Market Roundup 7 August 2024

Thailand’s SET Index closed at 1,290.55 points, increased 16.54 points or 1.30% with a trading value of 40.02 billion baht. The analyst stated that the Thai stock market increased in tandem with the foreign markets, following reassurances from the US Federal Reserve regarding the US economy not heading towards a recession, coupled with the Bank of Japan (BOJ) putting a pause on potential interest rate hikes.

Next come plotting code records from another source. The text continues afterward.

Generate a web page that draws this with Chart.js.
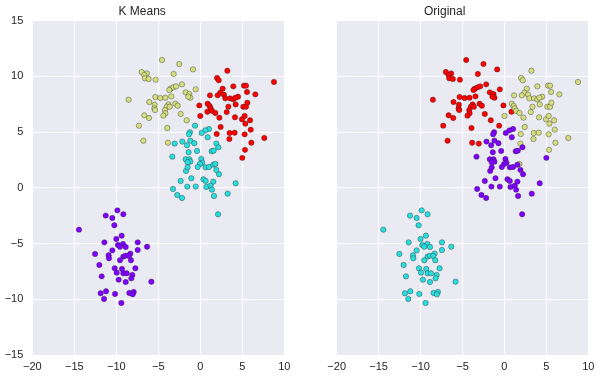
<!DOCTYPE html>
<html>
<head>
<meta charset="utf-8">
<script src="https://cdn.jsdelivr.net/npm/chart.js@4/dist/chart.umd.min.js"></script>
<style>
  html, body { margin: 0; padding: 0; background: #ffffff; }
  #wrap { position: relative; width: 602px; height: 378px; }
  #wrap canvas { position: absolute; top: 0; }
</style>
</head>
<body>
<div id="wrap">
  <canvas id="kmeansChart" width="301" height="378" style="left:0"></canvas>
  <canvas id="originalChart" width="301" height="378" style="left:301px"></canvas>
</div>
<script>
// points, grouped by their k-means cluster (purple, cyan, yellow, red)
const pointX = [
  -9.87, -11.26, -9.16, -10.47, -10.23, -14.44, -9.36, -10.0, -11.42, -7.45, -9.80, -9.20, -9.56, -8.88, -6.34, -10.47,
  -7.45, -12.53, -10.91, -8.33, -9.16, -8.88, -8.49, -10.87, -9.56, -8.25, -12.02, -10.19, -9.32, -7.73, -9.95, -9.16,
  -8.76, -8.09, -8.21, -11.74, -9.72, -8.88, -5.83, -11.86, -11.22, -10.15, -8.45, -7.93, -8.05, -11.46, -9.40,

  -0.63, 1.03, 0.60, 0.16, -1.23, -1.35, -3.05, -2.14, -1.19, -1.58, -0.71, 0.88, 1.91, 2.15, -3.33, -1.39, -0.39,
  1.35, 1.59, -1.74, -1.31, -1.19, -1.51, -1.70, -1.51, 0.12, 0.24, -0.04, -0.31, 0.64, 1.03, 1.55, 1.79, 2.22,
  1.91, -1.07, -2.34, -1.55, -0.55, 0.36, 0.64, 0.72, 1.23, 1.55, 1.39, -3.25, -2.74, -2.18, 3.26, 1.63, 4.21, 2.11,

  -4.56, -2.50, -0.87, -6.98, -6.35, -6.66, -6.58, -6.15, -5.31, -3.17, -2.18, -8.53, -3.53, -3.21, -2.89, -3.69,
  -0.55, -1.74, -1.30, -1.19, -1.43, -5.35, -4.76, -4.16, -3.45, -6.07, -5.43, -5.47, -5.39, -3.80, -4.00, -3.64,
  -2.97, -2.69, -4.20, -4.16, -4.40, -2.34, -6.66, -6.11, -1.62, -7.30, -3.93, -6.78, -3.85,

  3.22, 1.99, 2.19, 3.93, 5.20, 5.44, 8.77, 2.66, 2.38, 2.07, 5.56, 6.55, 2.82, 2.98, 3.54, 3.93, 4.49, 4.17,
  1.15, 4.21, 5.12, 5.44, 5.60, 3.34, 0.88, 1.11, 1.23, -0.12, 0.84, 1.39, 3.14, 0.0, 1.79, 2.27, 4.13, 4.96,
  5.28, 5.92, 5.36, 2.42, 6.0, 1.95, 3.49, 4.09, 5.28, 7.62, 3.46, 6.08, 5.32, 5.0
];
const pointY = [
  -2.02, -2.49, -2.37, -2.70, -3.36, -3.75, -4.29, -4.59, -4.89, -4.89, -5.13, -5.04, -5.28, -5.31, -5.28, -5.61,
  -5.58, -5.93, -6.05, -5.90, -6.17, -6.08, -6.11, -6.32, -6.50, -6.50, -6.92, -7.22, -7.28, -7.22, -7.61, -7.67,
  -7.67, -7.82, -8.12, -7.94, -8.24, -8.45, -8.42, -9.46, -9.28, -9.52, -9.43, -9.34, -9.55, -9.97, -10.33,

  5.58, 5.28, 5.16, 4.93, 4.99, 4.81, 3.97, 4.15, 4.24, 3.82, 4.0, 4.54, 3.97, 3.64, 2.80, 3.19, 3.31,
  3.28, 3.34, 2.56, 2.56, 2.35, 2.29, 1.52, 1.84, 2.59, 2.26, 2.14, 1.87, 1.84, 1.87, 2.08, 2.14, 1.22,
  1.61, 0.86, 0.62, 0.11, 0.11, 0.77, 0.62, 0.08, 0.20, 0.56, -0.16, -0.10, -0.64, -0.91, -0.52, -0.73, 0.41, -2.37,

  11.47, 11.11, 10.63, 10.39, 10.27, 10.12, 9.83, 9.77, 9.71, 10.22, 9.29, 7.91, 8.90, 9.02, 9.11, 8.78,
  8.84, 8.57, 8.42, 8.09, 8.18, 8.15, 8.06, 8.09, 8.21, 7.70, 7.46, 7.13, 6.98, 7.49, 7.28, 7.28,
  7.55, 7.37, 6.98, 6.69, 6.48, 6.63, 6.51, 6.27, 6.06, 5.58, 5.37, 4.23, 4.05,

  10.51, 9.86, 9.65, 9.11, 9.17, 9.17, 9.50, 8.90, 8.54, 8.30, 8.60, 8.39, 8.36, 8.03, 8.03, 7.94, 8.18, 8.09,
  8.30, 7.49, 7.28, 7.28, 7.64, 7.28, 7.55, 7.34, 7.13, 7.40, 6.83, 6.92, 6.80, 6.45, 6.72, 6.30, 6.33, 6.15,
  6.45, 6.06, 5.76, 5.46, 5.22, 4.83, 4.92, 4.95, 4.80, 4.47, 4.38, 4.05, 3.41, 2.69
];
// 0 purple, 1 cyan, 2 yellow, 3 red
const kmeansLabel = [
  0, 0, 0, 0, 0, 0, 0, 0, 0, 0, 0, 0, 0, 0, 0, 0, 0, 0, 0, 0, 0, 0, 0, 0, 0, 0, 0, 0, 0, 0, 0, 0,
  0, 0, 0, 0, 0, 0, 0, 0, 0, 0, 0, 0, 0, 0, 0,
  1, 1, 1, 1, 1, 1, 1, 1, 1, 1, 1, 1, 1, 1, 1, 1, 1, 1, 1, 1, 1, 1, 1, 1, 1, 1, 1, 1, 1, 1, 1, 1,
  1, 1, 1, 1, 1, 1, 1, 1, 1, 1, 1, 1, 1, 1, 1, 1, 1, 1, 1, 1,
  2, 2, 2, 2, 2, 2, 2, 2, 2, 2, 2, 2, 2, 2, 2, 2, 2, 2, 2, 2, 2, 2, 2, 2, 2, 2, 2, 2, 2, 2, 2, 2,
  2, 2, 2, 2, 2, 2, 2, 2, 2, 2, 2, 2, 2,
  3, 3, 3, 3, 3, 3, 3, 3, 3, 3, 3, 3, 3, 3, 3, 3, 3, 3, 3, 3, 3, 3, 3, 3, 3, 3, 3, 3, 3, 3, 3, 3,
  3, 3, 3, 3, 3, 3, 3, 3, 3, 3, 3, 3, 3, 3, 3, 3, 3, 3
];
const originalLabel = [
  1, 1, 1, 1, 1, 1, 1, 1, 1, 1, 1, 1, 1, 1, 1, 1, 1, 1, 1, 1, 1, 1, 1, 1, 1, 1, 1, 1, 1, 1, 1, 1,
  1, 1, 1, 1, 1, 1, 1, 1, 1, 1, 1, 1, 1, 1, 1,
  3, 0, 0, 0, 0, 0, 3, 0, 0, 0, 0, 0, 2, 0, 0, 0, 0, 0, 0, 0, 0, 0, 0, 0, 0, 0, 0, 0, 0, 0, 0, 0,
  2, 0, 0, 0, 0, 0, 0, 0, 0, 0, 0, 0, 0, 0, 0, 0, 0, 0, 0, 0,
  3, 3, 3, 3, 3, 3, 3, 3, 3, 3, 3, 3, 3, 3, 3, 3, 3, 3, 3, 3, 3, 3, 3, 3, 3, 3, 3, 3, 3, 3, 3, 3,
  3, 3, 3, 3, 3, 3, 3, 3, 3, 3, 3, 3, 3,
  2, 2, 2, 2, 2, 2, 2, 2, 2, 2, 2, 2, 2, 2, 2, 2, 2, 2, 2, 2, 2, 2, 2, 2, 2, 2, 2, 3, 3, 2, 2, 2,
  2, 2, 2, 2, 2, 2, 2, 2, 2, 2, 2, 2, 2, 2, 2, 2, 2, 0
];
const xTicks = [-20, -15, -10, -5, 0, 5, 10];
const yTicks = [-15, -10, -5, 0, 5, 10, 15];

const clusterColors = ['#8000ff', '#2adddd', '#d4dd80', '#ff0000'];
const fontFamily = "'Liberation Sans', Arial, sans-serif";
const textColor = '#262626';

function buildDatasets(labels) {
  return clusterColors.map((color, k) => ({
    data: pointX.map((x, i) => ({ x: x, y: pointY[i], k: labels[i] })).filter(p => p.k === k),
    backgroundColor: color,
    borderColor: 'rgba(30,30,30,0.6)',
    borderWidth: 0.6,
    pointRadius: 2.7,
    pointHoverRadius: 2.7
  }));
}

function tickText(v) {
  return v < 0 ? '\u2212' + Math.abs(v) : String(v);
}

function makeChart(canvasId, title, labels, showYLabels, yAxisWidth, rightPad) {
  const ctx = document.getElementById(canvasId).getContext('2d');
  return new Chart(ctx, {
    type: 'scatter',
    data: { datasets: buildDatasets(labels) },
    options: {
      responsive: false,
      animation: false,
      layout: { padding: { left: 0, right: rightPad, top: 0, bottom: 0 } },
      plugins: {
        legend: { display: false },
        tooltip: { enabled: false },
        title: {
          display: true,
          text: title,
          color: textColor,
          font: { family: fontFamily, size: 12, weight: 'normal' },
          padding: { top: 4, bottom: 2.3 }
        }
      },
      scales: {
        x: {
          type: 'linear',
          min: xTicks[0],
          max: xTicks[xTicks.length - 1],
          border: { display: false },
          grid: { color: '#ffffff', lineWidth: 1, drawTicks: false },
          afterBuildTicks: s => { s.ticks = xTicks.map(v => ({ value: v })); },
          afterFit: s => { s.height = 23; },
          ticks: {
            autoSkip: false,
            maxRotation: 0,
            padding: 5,
            color: textColor,
            font: { family: fontFamily, size: 11 },
            callback: tickText
          }
        },
        y: {
          type: 'linear',
          min: yTicks[0],
          max: yTicks[yTicks.length - 1],
          border: { display: false },
          grid: { color: '#ffffff', lineWidth: 1, drawTicks: false },
          afterBuildTicks: s => { s.ticks = yTicks.map(v => ({ value: v })); },
          afterFit: s => { s.width = yAxisWidth; },
          ticks: {
            display: showYLabels,
            padding: 9,
            color: textColor,
            font: { family: fontFamily, size: 11 },
            callback: tickText
          }
        }
      }
    },
    plugins: [{
      id: 'plotBackground',
      beforeDraw(chart) {
        const a = chart.chartArea;
        chart.ctx.save();
        chart.ctx.fillStyle = '#eaeaf2';
        chart.ctx.fillRect(a.left, a.top, a.right - a.left, a.bottom - a.top);
        chart.ctx.restore();
      }
    }]
  });
}

makeChart('kmeansChart', 'K Means', kmeansLabel, true, 32.3, 16.7);
makeChart('originalChart', 'Original', originalLabel, false, 35.7, 13.7);
</script>
</body>
</html>
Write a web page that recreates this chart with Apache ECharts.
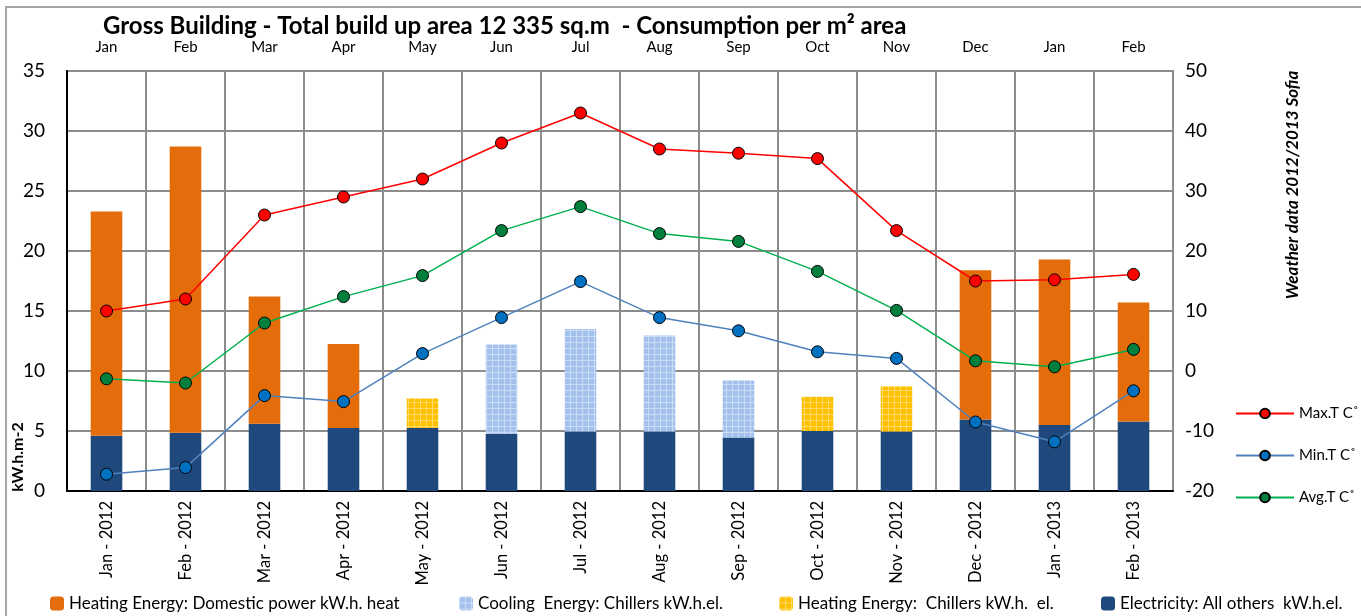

With no significant domestic drivers impacting the market, the positive atmosphere was further buoyed by MTC’s better-than-expected 2Q24 earnings report, instilling optimism for the upcoming trading day. Investors are looking forward to the earnings disclosures from electronic stocks for the same period, with expectations running high for a favorable outcome.

 

Bank of Japan (BOJ) Deputy Governor Shinichi Uchida emphasized that the central bank will refrain from increasing interest rates during periods of financial market instability.

He noted that the recent appreciation of the yen could impact the BOJ’s policy decisions as it dampens upward pressure on import prices and overall inflation.

 

Thailand’s consumer price index (CPI) surged by 0.83% in July compared to the same period last year. This jump follows a 0.62% increase seen in the previous month.

The data surpassed expectations set in a Reuters poll, which had predicted a 0.70% rise, and was beyond the central bank’s target range of 1% to 3%. Moreover, the core CPI, which eliminates volatile food and energy costs, experienced a 0.52% rise year-on-year in July.

 

The Constitutional Court of Thailand announced its decision to dissolve the Move Forward Party and barred its executive committee from participating in the election for a period of 10 years.

The ruling followed a request from the Election Commission of Thailand (ECT) based on the court’s previous decision No. 3/2567, which accused the party of attempting to overthrow the monarchy by advocating for the repeal of Section 112 of the Criminal Code as part of their political campaign.

 

China experienced a faster-than-anticipated growth in imports during July, while export expansion fell below projections.

Export figures in U.S. dollar terms exhibited a 7% rise from the previous year, failing to meet the anticipated 9.7% surge as per a Reuters poll. Conversely, imports denominated in U.S. dollars surged by 7.2%, exceeding the predicted 3.5% increase from the poll.